WRITTEN TASK: Return the material exactly, first line through the line containing "fig = go.Figure()", and nothing more. Pictures stay out.

#### RECORDS PROVIDED

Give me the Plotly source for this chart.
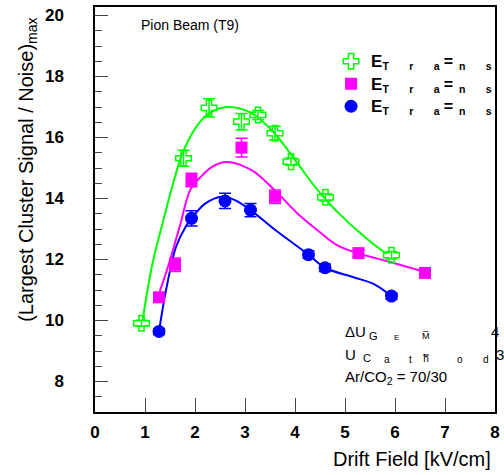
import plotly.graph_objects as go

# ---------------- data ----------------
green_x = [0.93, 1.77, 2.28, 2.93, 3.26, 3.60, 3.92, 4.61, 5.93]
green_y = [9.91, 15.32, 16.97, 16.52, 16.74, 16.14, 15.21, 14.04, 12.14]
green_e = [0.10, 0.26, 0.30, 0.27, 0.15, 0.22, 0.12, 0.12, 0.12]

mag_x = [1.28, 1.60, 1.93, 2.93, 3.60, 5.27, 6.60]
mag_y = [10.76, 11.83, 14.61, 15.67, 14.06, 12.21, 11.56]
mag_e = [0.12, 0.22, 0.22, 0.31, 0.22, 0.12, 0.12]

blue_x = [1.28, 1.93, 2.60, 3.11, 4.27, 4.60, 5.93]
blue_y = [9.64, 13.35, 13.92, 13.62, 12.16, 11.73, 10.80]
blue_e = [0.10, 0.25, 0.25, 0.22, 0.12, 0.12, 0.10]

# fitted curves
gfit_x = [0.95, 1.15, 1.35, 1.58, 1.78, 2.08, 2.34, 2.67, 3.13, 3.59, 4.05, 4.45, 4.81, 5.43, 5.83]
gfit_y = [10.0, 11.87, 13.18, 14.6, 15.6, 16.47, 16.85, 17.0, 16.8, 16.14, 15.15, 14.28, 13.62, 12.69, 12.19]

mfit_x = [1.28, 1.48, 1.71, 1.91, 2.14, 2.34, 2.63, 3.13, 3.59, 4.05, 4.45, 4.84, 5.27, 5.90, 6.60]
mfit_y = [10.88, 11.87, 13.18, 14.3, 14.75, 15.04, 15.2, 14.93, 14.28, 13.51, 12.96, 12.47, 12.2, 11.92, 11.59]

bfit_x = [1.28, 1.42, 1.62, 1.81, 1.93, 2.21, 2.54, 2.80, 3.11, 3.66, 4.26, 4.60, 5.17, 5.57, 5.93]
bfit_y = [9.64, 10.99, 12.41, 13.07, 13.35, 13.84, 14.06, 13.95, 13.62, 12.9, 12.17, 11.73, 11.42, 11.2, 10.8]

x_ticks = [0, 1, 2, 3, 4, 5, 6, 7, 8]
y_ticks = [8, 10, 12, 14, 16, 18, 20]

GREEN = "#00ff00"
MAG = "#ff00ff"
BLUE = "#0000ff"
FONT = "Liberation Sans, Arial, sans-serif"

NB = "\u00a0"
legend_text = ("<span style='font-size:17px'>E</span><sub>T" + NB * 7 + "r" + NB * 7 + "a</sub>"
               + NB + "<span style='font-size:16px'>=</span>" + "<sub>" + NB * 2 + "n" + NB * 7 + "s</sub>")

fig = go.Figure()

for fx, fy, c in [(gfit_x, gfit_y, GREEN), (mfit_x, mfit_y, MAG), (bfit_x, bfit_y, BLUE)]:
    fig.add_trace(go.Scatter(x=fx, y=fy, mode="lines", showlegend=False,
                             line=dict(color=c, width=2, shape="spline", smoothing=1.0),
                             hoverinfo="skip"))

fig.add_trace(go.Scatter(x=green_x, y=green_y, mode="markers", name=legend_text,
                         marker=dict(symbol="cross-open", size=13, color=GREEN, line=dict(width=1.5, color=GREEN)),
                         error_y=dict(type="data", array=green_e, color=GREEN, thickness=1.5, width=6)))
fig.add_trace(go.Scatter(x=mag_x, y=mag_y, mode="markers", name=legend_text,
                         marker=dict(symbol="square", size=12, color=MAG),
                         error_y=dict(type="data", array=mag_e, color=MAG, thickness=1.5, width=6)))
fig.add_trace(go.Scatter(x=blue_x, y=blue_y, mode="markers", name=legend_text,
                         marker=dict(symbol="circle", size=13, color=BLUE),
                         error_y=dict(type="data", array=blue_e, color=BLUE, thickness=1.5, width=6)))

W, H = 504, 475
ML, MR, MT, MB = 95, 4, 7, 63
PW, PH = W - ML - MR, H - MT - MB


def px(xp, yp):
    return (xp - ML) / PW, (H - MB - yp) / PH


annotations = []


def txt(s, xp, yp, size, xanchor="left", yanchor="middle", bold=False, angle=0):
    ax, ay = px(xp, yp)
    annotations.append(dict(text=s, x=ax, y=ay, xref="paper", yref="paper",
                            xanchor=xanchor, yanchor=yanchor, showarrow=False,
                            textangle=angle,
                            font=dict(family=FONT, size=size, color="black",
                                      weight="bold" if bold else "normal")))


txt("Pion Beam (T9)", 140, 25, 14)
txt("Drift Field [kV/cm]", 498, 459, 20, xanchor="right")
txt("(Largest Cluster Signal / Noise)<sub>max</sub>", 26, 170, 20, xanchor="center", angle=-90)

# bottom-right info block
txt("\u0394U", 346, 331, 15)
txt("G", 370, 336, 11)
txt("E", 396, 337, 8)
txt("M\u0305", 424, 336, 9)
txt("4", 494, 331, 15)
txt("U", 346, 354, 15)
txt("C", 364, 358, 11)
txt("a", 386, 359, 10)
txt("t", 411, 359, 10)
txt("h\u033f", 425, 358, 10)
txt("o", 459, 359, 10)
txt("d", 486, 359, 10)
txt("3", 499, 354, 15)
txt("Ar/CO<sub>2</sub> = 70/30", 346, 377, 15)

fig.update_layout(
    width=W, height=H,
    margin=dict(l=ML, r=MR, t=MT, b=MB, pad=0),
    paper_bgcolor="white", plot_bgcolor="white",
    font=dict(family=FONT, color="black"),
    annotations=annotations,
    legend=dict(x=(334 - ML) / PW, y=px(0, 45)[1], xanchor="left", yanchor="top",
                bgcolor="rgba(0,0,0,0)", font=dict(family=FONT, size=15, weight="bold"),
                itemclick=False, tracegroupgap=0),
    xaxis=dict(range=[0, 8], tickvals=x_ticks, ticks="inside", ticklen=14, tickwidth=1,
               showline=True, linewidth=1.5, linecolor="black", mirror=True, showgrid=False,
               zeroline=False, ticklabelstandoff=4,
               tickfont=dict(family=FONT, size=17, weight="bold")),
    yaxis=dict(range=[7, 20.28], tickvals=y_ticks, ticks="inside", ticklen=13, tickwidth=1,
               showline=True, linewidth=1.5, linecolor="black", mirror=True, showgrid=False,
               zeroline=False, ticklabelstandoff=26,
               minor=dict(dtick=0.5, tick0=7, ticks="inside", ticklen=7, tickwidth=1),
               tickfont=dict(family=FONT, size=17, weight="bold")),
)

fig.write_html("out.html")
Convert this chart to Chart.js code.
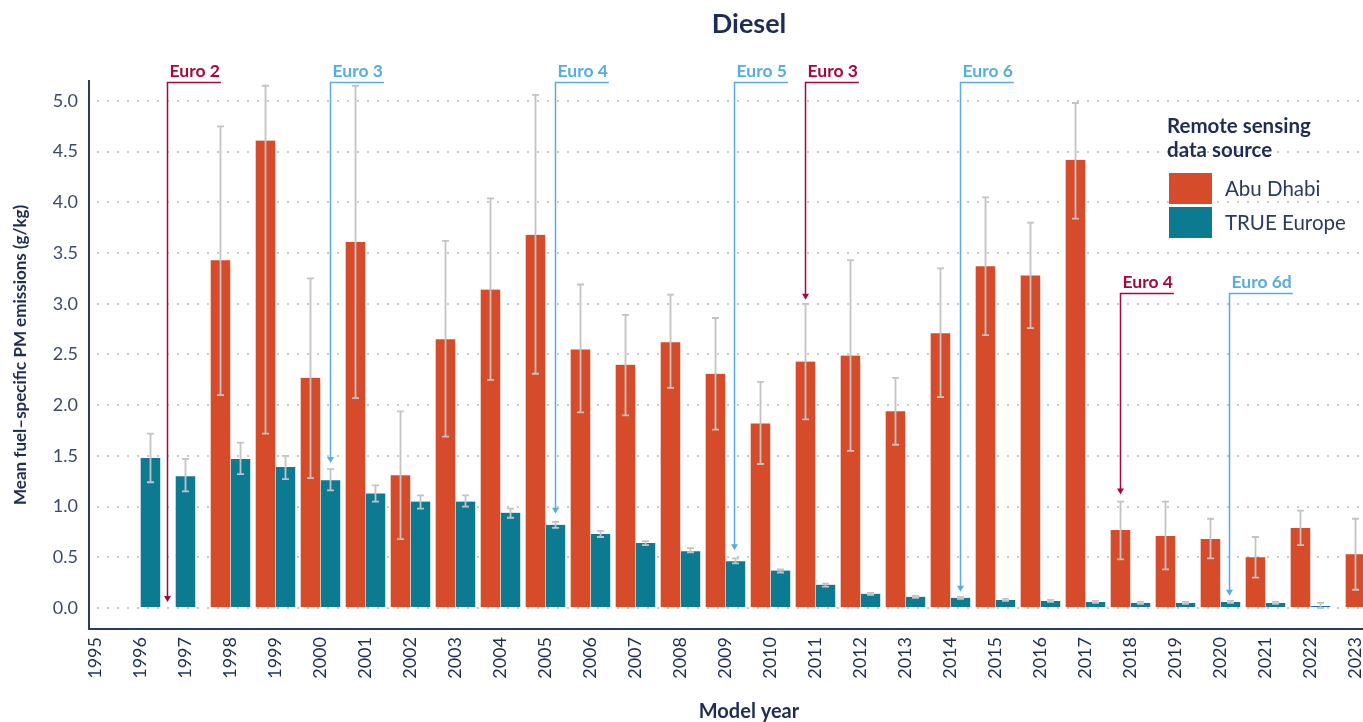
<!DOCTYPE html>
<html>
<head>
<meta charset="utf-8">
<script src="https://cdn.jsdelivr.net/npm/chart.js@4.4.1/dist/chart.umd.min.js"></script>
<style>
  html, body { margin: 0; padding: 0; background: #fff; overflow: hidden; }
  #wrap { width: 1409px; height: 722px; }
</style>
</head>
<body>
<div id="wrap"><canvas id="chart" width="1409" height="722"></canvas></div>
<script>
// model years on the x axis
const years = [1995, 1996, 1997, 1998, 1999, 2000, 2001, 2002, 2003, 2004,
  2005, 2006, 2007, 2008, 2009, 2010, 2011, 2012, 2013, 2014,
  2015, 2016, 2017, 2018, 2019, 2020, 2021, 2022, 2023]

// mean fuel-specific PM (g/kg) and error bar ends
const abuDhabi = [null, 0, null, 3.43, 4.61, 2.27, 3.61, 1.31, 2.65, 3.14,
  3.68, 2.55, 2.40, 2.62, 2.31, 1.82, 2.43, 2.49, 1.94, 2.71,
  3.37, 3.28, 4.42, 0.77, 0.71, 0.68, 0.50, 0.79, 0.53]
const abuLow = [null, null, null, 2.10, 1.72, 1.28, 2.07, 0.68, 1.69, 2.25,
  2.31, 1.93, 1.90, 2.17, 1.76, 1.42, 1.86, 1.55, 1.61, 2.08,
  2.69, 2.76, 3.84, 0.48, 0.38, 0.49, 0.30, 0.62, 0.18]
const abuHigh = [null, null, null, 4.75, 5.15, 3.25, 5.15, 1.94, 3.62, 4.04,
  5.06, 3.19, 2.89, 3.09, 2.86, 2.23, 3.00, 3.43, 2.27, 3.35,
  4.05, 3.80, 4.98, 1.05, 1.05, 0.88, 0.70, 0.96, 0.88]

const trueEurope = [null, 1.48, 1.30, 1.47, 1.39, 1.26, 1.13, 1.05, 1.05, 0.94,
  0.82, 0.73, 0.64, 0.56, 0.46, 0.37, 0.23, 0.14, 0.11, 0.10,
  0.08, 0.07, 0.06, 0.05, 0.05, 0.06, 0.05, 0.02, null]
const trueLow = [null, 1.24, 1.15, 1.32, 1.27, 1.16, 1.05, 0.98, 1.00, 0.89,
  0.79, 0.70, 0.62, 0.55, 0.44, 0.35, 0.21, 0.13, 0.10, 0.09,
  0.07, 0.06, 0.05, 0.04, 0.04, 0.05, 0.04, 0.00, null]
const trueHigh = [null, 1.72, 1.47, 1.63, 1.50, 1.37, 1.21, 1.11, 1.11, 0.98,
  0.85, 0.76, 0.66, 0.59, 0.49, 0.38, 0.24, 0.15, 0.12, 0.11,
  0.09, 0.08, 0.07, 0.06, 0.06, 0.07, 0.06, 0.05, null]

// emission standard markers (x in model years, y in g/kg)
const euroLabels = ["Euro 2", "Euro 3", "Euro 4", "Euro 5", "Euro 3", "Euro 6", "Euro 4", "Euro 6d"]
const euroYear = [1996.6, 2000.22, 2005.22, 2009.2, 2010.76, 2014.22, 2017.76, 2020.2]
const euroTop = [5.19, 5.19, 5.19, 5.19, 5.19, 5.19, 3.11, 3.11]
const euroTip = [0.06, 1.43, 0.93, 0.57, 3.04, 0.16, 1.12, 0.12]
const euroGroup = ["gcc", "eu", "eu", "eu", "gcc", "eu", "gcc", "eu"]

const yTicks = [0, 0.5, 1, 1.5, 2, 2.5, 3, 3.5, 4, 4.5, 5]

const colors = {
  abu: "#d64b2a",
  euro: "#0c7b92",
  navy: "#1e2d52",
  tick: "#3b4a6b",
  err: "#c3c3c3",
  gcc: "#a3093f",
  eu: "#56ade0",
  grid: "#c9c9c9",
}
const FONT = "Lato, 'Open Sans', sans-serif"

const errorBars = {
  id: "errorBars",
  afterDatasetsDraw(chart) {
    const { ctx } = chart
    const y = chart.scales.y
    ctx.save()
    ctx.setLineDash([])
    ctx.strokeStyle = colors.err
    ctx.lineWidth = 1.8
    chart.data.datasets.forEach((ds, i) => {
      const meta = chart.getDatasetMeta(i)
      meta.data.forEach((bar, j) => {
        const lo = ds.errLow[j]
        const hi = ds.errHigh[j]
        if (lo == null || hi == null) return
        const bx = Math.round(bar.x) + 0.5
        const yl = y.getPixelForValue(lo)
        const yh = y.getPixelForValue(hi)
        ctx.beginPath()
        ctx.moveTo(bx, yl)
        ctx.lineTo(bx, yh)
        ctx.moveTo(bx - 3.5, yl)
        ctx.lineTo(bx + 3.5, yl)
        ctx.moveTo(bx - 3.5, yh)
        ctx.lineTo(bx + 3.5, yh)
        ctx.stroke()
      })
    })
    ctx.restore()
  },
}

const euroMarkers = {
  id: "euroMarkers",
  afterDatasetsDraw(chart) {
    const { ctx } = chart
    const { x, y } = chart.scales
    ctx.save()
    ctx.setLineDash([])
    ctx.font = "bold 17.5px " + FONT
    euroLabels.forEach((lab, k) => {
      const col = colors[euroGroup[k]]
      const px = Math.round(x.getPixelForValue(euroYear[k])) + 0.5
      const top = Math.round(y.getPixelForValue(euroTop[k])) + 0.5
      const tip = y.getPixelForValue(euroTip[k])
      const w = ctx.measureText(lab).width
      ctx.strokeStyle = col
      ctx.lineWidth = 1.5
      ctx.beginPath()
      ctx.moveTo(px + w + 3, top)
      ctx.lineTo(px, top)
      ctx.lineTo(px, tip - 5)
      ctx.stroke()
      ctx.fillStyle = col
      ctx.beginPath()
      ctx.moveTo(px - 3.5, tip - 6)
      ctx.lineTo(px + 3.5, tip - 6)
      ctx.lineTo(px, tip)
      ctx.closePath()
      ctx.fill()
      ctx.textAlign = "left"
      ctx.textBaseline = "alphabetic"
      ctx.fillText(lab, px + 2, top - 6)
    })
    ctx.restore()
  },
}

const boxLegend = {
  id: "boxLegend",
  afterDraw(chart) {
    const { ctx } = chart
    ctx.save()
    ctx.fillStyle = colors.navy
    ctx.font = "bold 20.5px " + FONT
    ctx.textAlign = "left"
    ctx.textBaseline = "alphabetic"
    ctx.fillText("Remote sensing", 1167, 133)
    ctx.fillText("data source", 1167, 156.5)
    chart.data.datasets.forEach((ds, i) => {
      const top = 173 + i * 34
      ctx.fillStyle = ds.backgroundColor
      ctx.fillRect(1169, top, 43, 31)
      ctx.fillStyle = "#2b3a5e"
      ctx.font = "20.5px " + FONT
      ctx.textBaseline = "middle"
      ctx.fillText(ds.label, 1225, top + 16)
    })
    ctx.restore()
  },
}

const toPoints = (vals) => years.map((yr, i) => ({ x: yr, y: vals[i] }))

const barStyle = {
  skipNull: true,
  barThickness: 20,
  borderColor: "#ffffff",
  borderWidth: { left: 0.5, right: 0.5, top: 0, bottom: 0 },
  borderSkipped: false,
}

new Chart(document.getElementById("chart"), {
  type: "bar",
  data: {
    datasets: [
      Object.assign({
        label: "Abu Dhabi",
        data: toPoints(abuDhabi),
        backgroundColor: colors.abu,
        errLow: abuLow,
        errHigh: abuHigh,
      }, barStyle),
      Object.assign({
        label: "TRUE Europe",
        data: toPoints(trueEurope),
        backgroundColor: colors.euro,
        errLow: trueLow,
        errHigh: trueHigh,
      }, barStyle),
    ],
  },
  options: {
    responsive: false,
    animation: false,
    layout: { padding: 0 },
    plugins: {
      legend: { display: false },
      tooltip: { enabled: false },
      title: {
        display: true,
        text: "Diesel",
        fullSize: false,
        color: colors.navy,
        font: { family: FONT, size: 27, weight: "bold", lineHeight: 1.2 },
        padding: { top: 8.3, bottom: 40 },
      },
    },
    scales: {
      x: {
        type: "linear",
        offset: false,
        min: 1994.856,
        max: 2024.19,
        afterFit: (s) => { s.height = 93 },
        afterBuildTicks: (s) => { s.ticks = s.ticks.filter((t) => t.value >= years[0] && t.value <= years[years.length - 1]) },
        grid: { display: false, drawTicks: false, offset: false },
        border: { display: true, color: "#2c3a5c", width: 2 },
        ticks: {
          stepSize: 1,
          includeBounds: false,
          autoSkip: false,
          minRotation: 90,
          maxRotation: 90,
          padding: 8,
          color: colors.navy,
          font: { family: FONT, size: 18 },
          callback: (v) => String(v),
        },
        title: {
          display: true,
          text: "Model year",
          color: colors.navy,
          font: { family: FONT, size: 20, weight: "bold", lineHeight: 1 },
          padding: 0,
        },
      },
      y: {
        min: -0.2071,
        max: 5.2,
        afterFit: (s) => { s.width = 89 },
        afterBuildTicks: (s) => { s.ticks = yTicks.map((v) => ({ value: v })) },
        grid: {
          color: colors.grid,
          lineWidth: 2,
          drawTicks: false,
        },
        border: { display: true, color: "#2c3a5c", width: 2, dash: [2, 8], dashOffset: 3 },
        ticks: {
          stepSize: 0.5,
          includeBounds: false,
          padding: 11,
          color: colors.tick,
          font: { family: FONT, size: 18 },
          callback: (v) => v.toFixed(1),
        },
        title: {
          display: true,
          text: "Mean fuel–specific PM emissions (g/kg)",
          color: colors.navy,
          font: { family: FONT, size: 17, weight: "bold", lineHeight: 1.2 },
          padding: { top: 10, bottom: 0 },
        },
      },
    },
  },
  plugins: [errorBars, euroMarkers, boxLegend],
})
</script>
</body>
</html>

########

ANSWER TO THIS PROBLEM:
Give me the Plotly source for this chart.
import plotly.graph_objects as go

# ---------------- data ----------------
green_x = [0.93, 1.77, 2.28, 2.93, 3.26, 3.60, 3.92, 4.61, 5.93]
green_y = [9.91, 15.32, 16.97, 16.52, 16.74, 16.14, 15.21, 14.04, 12.14]
green_e = [0.10, 0.26, 0.30, 0.27, 0.15, 0.22, 0.12, 0.12, 0.12]

mag_x = [1.28, 1.60, 1.93, 2.93, 3.60, 5.27, 6.60]
mag_y = [10.76, 11.83, 14.61, 15.67, 14.06, 12.21, 11.56]
mag_e = [0.12, 0.22, 0.22, 0.31, 0.22, 0.12, 0.12]

blue_x = [1.28, 1.93, 2.60, 3.11, 4.27, 4.60, 5.93]
blue_y = [9.64, 13.35, 13.92, 13.62, 12.16, 11.73, 10.80]
blue_e = [0.10, 0.25, 0.25, 0.22, 0.12, 0.12, 0.10]

# fitted curves
gfit_x = [0.95, 1.15, 1.35, 1.58, 1.78, 2.08, 2.34, 2.67, 3.13, 3.59, 4.05, 4.45, 4.81, 5.43, 5.83]
gfit_y = [10.0, 11.87, 13.18, 14.6, 15.6, 16.47, 16.85, 17.0, 16.8, 16.14, 15.15, 14.28, 13.62, 12.69, 12.19]

mfit_x = [1.28, 1.48, 1.71, 1.91, 2.14, 2.34, 2.63, 3.13, 3.59, 4.05, 4.45, 4.84, 5.27, 5.90, 6.60]
mfit_y = [10.88, 11.87, 13.18, 14.3, 14.75, 15.04, 15.2, 14.93, 14.28, 13.51, 12.96, 12.47, 12.2, 11.92, 11.59]

bfit_x = [1.28, 1.42, 1.62, 1.81, 1.93, 2.21, 2.54, 2.80, 3.11, 3.66, 4.26, 4.60, 5.17, 5.57, 5.93]
bfit_y = [9.64, 10.99, 12.41, 13.07, 13.35, 13.84, 14.06, 13.95, 13.62, 12.9, 12.17, 11.73, 11.42, 11.2, 10.8]

x_ticks = [0, 1, 2, 3, 4, 5, 6, 7, 8]
y_ticks = [8, 10, 12, 14, 16, 18, 20]

GREEN = "#00ff00"
MAG = "#ff00ff"
BLUE = "#0000ff"
FONT = "Liberation Sans, Arial, sans-serif"

NB = "\u00a0"
legend_text = ("<span style='font-size:17px'>E</span><sub>T" + NB * 7 + "r" + NB * 7 + "a</sub>"
               + NB + "<span style='font-size:16px'>=</span>" + "<sub>" + NB * 2 + "n" + NB * 7 + "s</sub>")

fig = go.Figure()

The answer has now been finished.